— BEGIN Recorded information —

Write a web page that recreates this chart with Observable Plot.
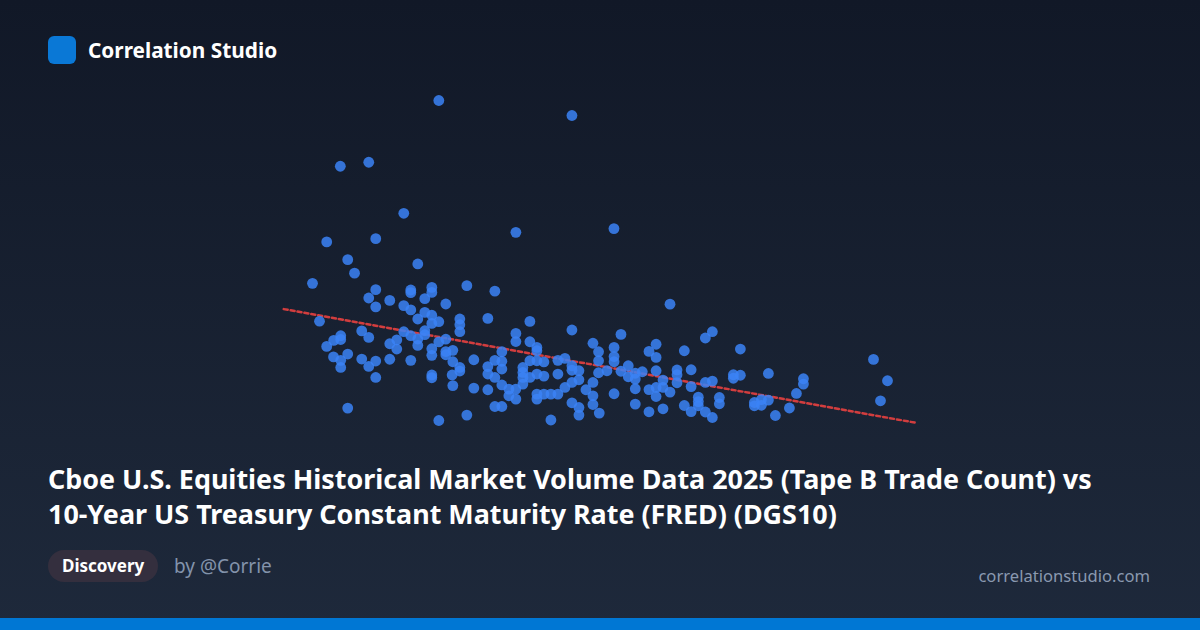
<!DOCTYPE html>
<html>
<head>
<meta charset="utf-8">
<script src="https://cdn.jsdelivr.net/npm/d3@7"></script>
<script src="https://cdn.jsdelivr.net/npm/@observablehq/plot@0.6"></script>
<style>
  html, body { margin: 0; padding: 0; }
  #card {
    position: relative; width: 1200px; height: 630px; overflow: hidden;
    background: linear-gradient(180deg, #111827 0%, #1e293b 100%);
    font-family: "Noto Sans", "Open Sans", sans-serif;
  }
  #chart { position: absolute; left: 0; top: 0; }
  #logo { position: absolute; left: 48px; top: 36px; width: 28px; height: 28px; border-radius: 6px; background: #0a78d6; }
  #brand { position: absolute; left: 88px; top: 40px; font-size: 20.8px; line-height: 20px; font-weight: 700; color: #ffffff; white-space: nowrap; }
  #title { position: absolute; left: 48px; top: 461px; width: 1120px; font-size: 26.9px; line-height: 35px; font-weight: 700; color: #ffffff; white-space: nowrap; }
  #pill { position: absolute; left: 48px; top: 550px; height: 32px; line-height: 32px; padding: 0 14px; border-radius: 16px; background: #342f3e; color: #fff; font-size: 17px; font-weight: 700; white-space: nowrap; }
  #by { position: absolute; left: 174px; top: 550px; line-height: 32px; font-size: 19px; color: #8393ab; white-space: nowrap; }
  #site { position: absolute; right: 50px; top: 566px; line-height: 20px; font-size: 16.6px; color: #8a99b0; white-space: nowrap; }
  #bar { position: absolute; left: 0; top: 618px; width: 1200px; height: 12px; background: #0077d4; }
</style>
</head>
<body>
<div id="card">
  <div id="chart"></div>
  <div id="logo"></div>
  <div id="brand">Correlation Studio</div>
  <div id="title">Cboe U.S. Equities Historical Market Volume Data 2025 (Tape B Trade Count) vs<br>10-Year US Treasury Constant Maturity Rate (FRED) (DGS10)</div>
  <div id="pill">Discovery</div>
  <div id="by">by @Corrie</div>
  <div id="site">correlationstudio.com</div>
  <div id="bar"></div>
</div>
<script>
// 10-Year Treasury rate (%), DGS10
const rate = [
  4.0387, 4.1717, 3.9403, 3.9687, 4.0037, 4.1157, 4.2137, 3.9267, 3.9757, 3.9477,
  4.0177, 3.9545, 3.9125, 3.9757, 4.0107, 4.0107, 4.0317, 4.0317, 4.0667, 4.0947,
  3.9687, 3.9897, 4.0247, 3.9757, 4.0037, 4.0107, 4.0457, 4.0247, 4.0317, 4.0177,
  4.0387, 4.0317, 4.0597, 4.0597, 4.0597, 4.0877, 4.1297, 3.9195, 4.1717, 4.1157,
  4.1157, 3.9617, 3.9687, 4.0037, 4.0107, 4.0247, 4.0247, 3.9407, 3.9407, 3.9337,
  3.9267, 3.9897, 3.9967, 3.9967, 4.0177, 4.0177, 4.0387, 4.0457, 4.0317, 4.0317,
  4.0457, 4.0457, 4.0527, 4.1297, 4.1367, 4.1367, 4.1017, 3.9335, 3.9477, 3.9407,
  3.9407, 3.9617, 3.9757, 3.9687, 3.9897, 4.0107, 4.0527, 4.0737, 4.0597, 4.0597,
  4.0877, 4.0877, 4.0947, 4.0947, 4.1017, 4.1017, 4.1227, 4.1227, 4.1227, 4.1297,
  4.1297, 4.1367, 4.1367, 4.1437, 4.1437, 4.1577, 4.1577, 4.1647, 4.1717, 4.1717,
  4.1787, 4.1717, 4.1787, 4.1927, 4.1983, 4.1983, 4.1983, 3.9757, 4.0317, 4.0317,
  4.0520, 4.0527, 4.0737, 4.0877, 4.1017, 4.1087, 4.1087, 4.1157, 4.1157, 4.1227,
  4.1367, 4.1367, 4.1437, 4.1507, 4.1577, 4.1647, 4.1857, 4.1927, 4.1927, 4.1927,
  4.1717, 4.1787, 4.1787, 4.0947, 4.1017, 4.0667, 4.0387, 3.9477, 4.1507, 4.1990,
  4.2697, 4.2207, 4.2558, 4.2487, 4.2558, 4.2138, 4.2138, 4.2138, 4.2840, 4.3050,
  4.3120, 4.3400, 4.2067, 4.2207, 4.2280, 4.2350, 4.2350, 4.2280, 4.2420, 4.2558,
  4.2627, 4.2487, 4.2558, 4.2558, 4.2627, 4.2697, 4.2767, 4.2767, 4.2767, 4.2908,
  4.2908, 4.3050, 4.3120, 4.3330, 4.3330, 4.3400, 4.2138, 4.2350, 4.2487, 4.2627,
  4.2840, 4.2908, 4.2980, 4.2980, 4.2980, 4.3050, 4.3120, 4.3190, 4.3190, 4.2350,
  4.3540, 4.3540, 4.3610, 4.3610, 4.3680, 4.3680, 4.4030, 4.4030, 4.3960, 4.3890,
  4.3750, 4.4730, 4.4870, 4.4800
];
// Tape B daily trade count (thousands)
const trades = [
  9000, 8850, 8343, 8383, 7873, 7683, 7720, 7587, 7620, 7410,
  7367, 7275, 7173, 7110, 7107, 7080, 7133, 7083, 7150, 7095,
  7027, 7003, 7020, 6938, 6950, 6908, 6967, 6883, 6855, 6817,
  6790, 6773, 6817, 6760, 6690, 6823, 6793, 6795, 6707, 6673,
  6592, 6698, 6633, 6690, 6650, 6700, 6660, 6650, 6612, 6604,
  6543, 6570, 6608, 6517, 6617, 6553, 6588, 6615, 6520, 6454,
  6492, 6460, 6504, 6590, 6533, 6500, 6490, 6438, 6467, 6404,
  6333, 6417, 6397, 6343, 6415, 6404, 6390, 6410, 6333, 6297,
  6342, 6267, 6404, 6233, 6395, 6317, 6333, 6283, 6233, 6400,
  6233, 6400, 6267, 6388, 6247, 6404, 6267, 6423, 6350, 6305,
  6300, 6183, 6210, 6575, 6490, 6400, 6280, 6233, 6258, 6230,
  6258, 6152, 6127, 6110, 6158, 6117, 6050, 6117, 6017, 6167,
  6067, 6017, 6067, 6067, 6067, 6133, 6110, 6183, 6050, 5963,
  5980, 5933, 5857, 5943, 5943, 5857, 5803, 5927, 5808, 5877,
  6965, 6663, 6565, 6493, 6433, 6533, 6442, 6390, 6500, 6627,
  6690, 6517, 6300, 6295, 6350, 6275, 6217, 6240, 6290, 6300,
  6207, 6112, 6133, 6043, 6133, 6087, 6308, 6260, 6180, 6310,
  6142, 6183, 6197, 6260, 6225, 6255, 6070, 5967, 5890, 5920,
  5953, 5892, 6036, 5992, 5950, 5888, 5833, 6033, 5970, 6120,
  5983, 5950, 6012, 5955, 6007, 6273, 6220, 6167, 6073, 5928,
  5853, 6413, 6200, 6000
];

const data = rate.map((r, i) => ({rate: r, trades: trades[i]}));

// least-squares trend line, extended 5% beyond the data range
const mx = d3.mean(rate), my = d3.mean(trades);
const sxy = d3.sum(data, d => (d.rate - mx) * (d.trades - my));
const sxx = d3.sum(data, d => (d.rate - mx) ** 2);
const slope = sxy / sxx, icpt = my - slope * mx;
const [x0, x1] = d3.extent(rate);
const pad = (x1 - x0) * 0.05;
const trend = [x0 - pad, x1 + pad].map(x => ({rate: x, trades: icpt + slope * x}));

const chart = Plot.plot({
  width: 1200,
  height: 450,
  marginLeft: 312,
  marginRight: 313,
  marginTop: 100,
  marginBottom: 30,
  style: {background: "transparent", overflow: "visible"},
  x: {domain: d3.extent(rate), axis: null},
  y: {domain: d3.extent(trades), axis: null},
  marks: [
    Plot.line(trend, {x: "rate", y: "trades", stroke: "#dc3f3f", strokeWidth: 2.5, strokeDasharray: "4,3", strokeOpacity: 0.95}),
    Plot.dot(data, {x: "rate", y: "trades", r: 5.4, fill: "#3b82f6", fillOpacity: 0.85, stroke: "none"})
  ]
});
document.getElementById("chart").appendChild(chart);
</script>
</body>
</html>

— END Recorded information —

### Given problem
Find each line with the string "chart" and copy it out.

### Reply to the exercise
Write a web page that recreates this chart with Observable Plot.
  #chart { position: absolute; left: 0; top: 0; }
  <div id="chart"></div>
const chart = Plot.plot({
document.getElementById("chart").appendChild(chart);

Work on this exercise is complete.